Pipeline parallelism¶

I focus on pipeline parallelism as described in Huang et al 2019, which introduces GPipe.

Assume that a neural network $$f(x)$$ consists of L layers, i.e., that $$f(x) = f_L(\dots f_2(f_1(x)) \dots)$$.

We can rewrite $$f(x)$$ as $$g_K(\dots g_2(g_1(x)) \dots)$$ where each $$g$$ is a composition of $$f$$ functions. For example, suppose $$L = 6$$ and $$K = 3$$, we can write $$f(x)$$ as $$g_3(g_2(g_1(x)))$$ where $$g_1(x) = f_3(f_2(f_1(x)))$$, $$g_2(x) = f_4(x)$$, $$g_3(x) = f_6(f_5(x))$$.

The user inputs the number of partitions K. The exact form of the partitioning is determined by the algorithm depending on the computational cost of each layer $$f_i$$. In particular, the algorithm tries to minimize the variance of the computation happening in each partition, i.e., make each partition have similar computational cost.

The weights associated with the $$g_i$$ are placed on the $$i$$-th accelerator. In that way, the neural network is divided across $$K$$ accelerators.

We can now “pipeline” a minibatch through the model by sending the minibatch to the first accelerator and then passing along the outputs to the 2nd accelerator and so on. But this means that a lot of accelerators are sitting idle while waiting for their inputs (each accelerator only works with a single $$g_i$$). So in the forward pass the algorithm splits a minibatch into micro-batches of user defined size $$M$$. Each accelerator operates on micro-batches in sequence, but as soon as it’s done with one micro-batch it passes the results to the next accelerator and moves on to processing its next micro-batch as depicted in this graph where the top is pipeline parallelism without micro-batches and the bottom is with micro-batches:

The update for a batch isn’t applied until the gradients are received from each micro-batch.

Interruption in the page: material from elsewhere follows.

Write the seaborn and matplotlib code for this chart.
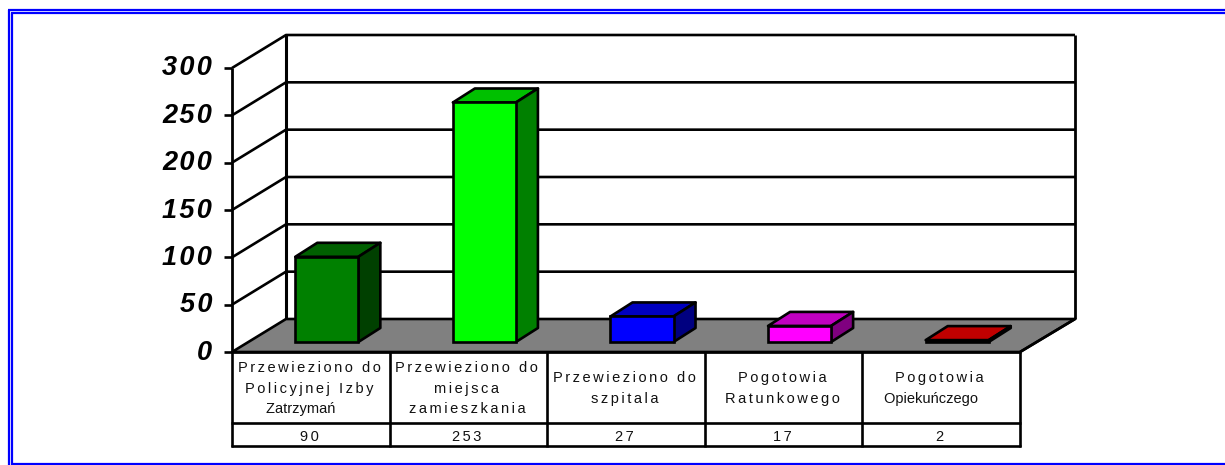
import matplotlib
matplotlib.use("Agg")
import matplotlib.pyplot as plt
import matplotlib.transforms as mtrans
from matplotlib.patches import Polygon
from matplotlib.lines import Line2D
import pandas as pd
import seaborn as sns

categories = ["Przewieziono do\nPolicyjnej Izby\nZatrzymań", "Przewieziono do\nmiejsca\nzamieszkania",
              "Przewieziono do\nszpitala", "Pogotowia\nRatunkowego", "Pogotowia\nOpiekuńczego"]
values = [90, 253, 27, 17, 2]
y_ticks = [0, 50, 100, 150, 200, 250, 300]
front_colors = ["#008000", "#00FF00", "#0000FF", "#FF00FF", "#FF0000"]
top_colors = ["#006000", "#00C000", "#0000C0", "#C000C0", "#C00000"]
side_colors = ["#004000", "#008000", "#000080", "#800080", "#800000"]

W, H = 1225, 465
sns.set_theme(style="white")
plt.rcParams["font.family"] = ["Liberation Sans", "DejaVu Sans"]

fig = plt.figure(figsize=(W / 100, H / 100), dpi=100, facecolor="white")
# ax fills the front plane of the chart
x0, x1, y0, y1 = 232, 1020, 352, 68
ax = fig.add_axes([x0 / W, 1 - y0 / H, (x1 - x0) / W, (y0 - y1) / H])
ax.patch.set_alpha(0)

pixel = mtrans.Affine2D().scale(1, -1).translate(0, H)  # reference pixels -> display
LW = 1.9
dx, dy = 54, 33  # wall depth in pixels
bdx, bdy = 22, 14  # bar depth
ox, oy = 16, 10  # bars sit a bit behind the front plane


def spaced(s, sep="\u200a"):
    return sep.join(s)


def table_line(s):
    # lines with the n-acute are set tight and sit left of centre
    if "ń" in s:
        return s + "    "
    return spaced(s, "\u200a\u200a")


def to_px(x, y):
    d = ax.transData.transform((x, y))
    return d[0], H - d[1]


def poly(pts, fc, z=2, lw=LW):
    ax.add_patch(Polygon(pts, closed=True, facecolor=fc, edgecolor="black", linewidth=lw,
                         transform=pixel, clip_on=False, zorder=z, joinstyle="round"))


def line(pts, lw=LW, z=1, color="black"):
    ax.add_line(Line2D([p[0] for p in pts], [p[1] for p in pts], color=color, linewidth=lw,
                       transform=pixel, clip_on=False, zorder=z, solid_capstyle="butt"))


# front faces of the bars
df = pd.DataFrame({"cat": range(len(values)), "val": values})
sns.barplot(data=df, x="cat", y="val", hue="cat", palette=front_colors, legend=False, ax=ax,
            order=range(len(values)), width=0.4, edgecolor="black", linewidth=LW, dodge=False,
            saturation=1, zorder=3)
ax.set_xlim(-0.5, 4.5)
ax.set_ylim(0, 300)
ax.set_xticks([])
ax.set_yticks([])
ax.set_xlabel("")
ax.set_ylabel("")
sns.despine(ax=ax, left=True, bottom=True)
shift = mtrans.ScaledTranslation(ox / 100, oy / 100, fig.dpi_scale_trans)
for bar in list(ax.patches):
    bar.set_transform(ax.transData + shift)
    bar.set_clip_on(False)

# floor
poly([(x0, y0), (x0 + dx, y0 - dy), (x1 + dx + 1, y0 - dy), (x1, y0)], "#808080", z=1.5)

# walls and grid
for t in y_ticks:
    fx, fy = to_px(-0.5, t)
    if t > 0:
        line([(fx, fy), (fx + dx, fy - dy), (x1 + dx + 1, fy - dy)])
    line([(fx - 8, fy), (fx, fy)])
    ax.text(fx - 20, fy + 0.5, spaced(str(t)), transform=pixel, ha="right", va="center",
            fontsize=19.5, fontweight="bold", fontstyle="italic", color="black")
line([(x0, y0), (x0, y1)], lw=2)
line([(x0 + dx, y0 - dy), (x0 + dx, y1 - dy)], lw=2.2)
line([(x1 + dx + 1, y0 - dy), (x1 + dx + 1, y1 - dy)], lw=2)

# top and side faces
for i, v in enumerate(values):
    xa, ya = to_px(i - 0.2, v)
    xb, yb = to_px(i + 0.2, 0)
    xa, xb, ya, yb = xa + ox, xb + ox, ya - oy, yb - oy
    poly([(xa, ya), (xa + bdx, ya - bdy), (xb + bdx, ya - bdy), (xb, ya)], top_colors[i], z=2.5)
    poly([(xb, ya), (xb + bdx, ya - bdy), (xb + bdx, yb - bdy), (xb, yb)], side_colors[i], z=2.5)

# data table under the chart
row1, row2 = 423, 446
for i, (cat, v) in enumerate(zip(categories, values)):
    cx, _ = to_px(i - 0.01, 0)
    ax.text(cx, (row1 + y0) / 2 + 1, "\n".join(table_line(s) for s in cat.split("\n")),
            transform=pixel, ha="center", va="center", fontsize=10.5, linespacing=1.62, color="#111111")
    ax.text(cx, (row1 + row2) / 2 + 2.5, spaced(str(v), "\u200a\u200a"), transform=pixel, ha="center", va="center",
            fontsize=10.5, color="#111111")
for i in range(len(values) + 1):
    xl, _ = to_px(i - 0.5, 0)
    line([(xl, y0), (xl, row2 + 0.7)], z=2)
line([(x0 - 1, y0), (x1 + 1, y0)], z=2)
line([(x0 - 1, row1), (x1 + 1, row1)], z=2)
line([(x0 - 1, row2), (x1 + 1, row2)], z=2)
line([(x1, y0), (x1 + dx + 1, y0 - dy)], z=2)

# blue double frame
blue = "#0000FF"
line([(8, 10), (W, 10)], lw=1.6, color=blue, z=5)
line([(11, 13), (W, 13)], lw=1.6, color=blue, z=5)
line([(9, 10), (9, H)], lw=1.6, color=blue, z=5)
line([(12, 13), (12, H)], lw=1.6, color=blue, z=5)
line([(11, 464), (W, 464)], lw=1.6, color=blue, z=5)

fig.savefig("out.png", dpi=100)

The authors contrast this with T5-style model parallelism: “SPMD allows splitting every computation across multiple devices, allowing the user to scale the size of individual matrix multiplications (and thus, the model parameters of individual layers) linearly with the number of accelerators. However, this also introduces high communication overhead between the accelerators due to an abundance of AllReduce-like operations used to combine the outputs of each parallelized matrix multiplication. This limits the applicability of the approach to scenarios where accelerators are connected with high speed interconnects.”

Some of the limitations include:

• “a single layer fits within the memory requirements of a single accelerator”

• “Additionally, micro-batch splitting requires complicated strategies to support layers that require computations across the batch (for example, BatchNorm uses statistics over the micro-batch during training, but accumulates mini-batch statistics for evaluation).”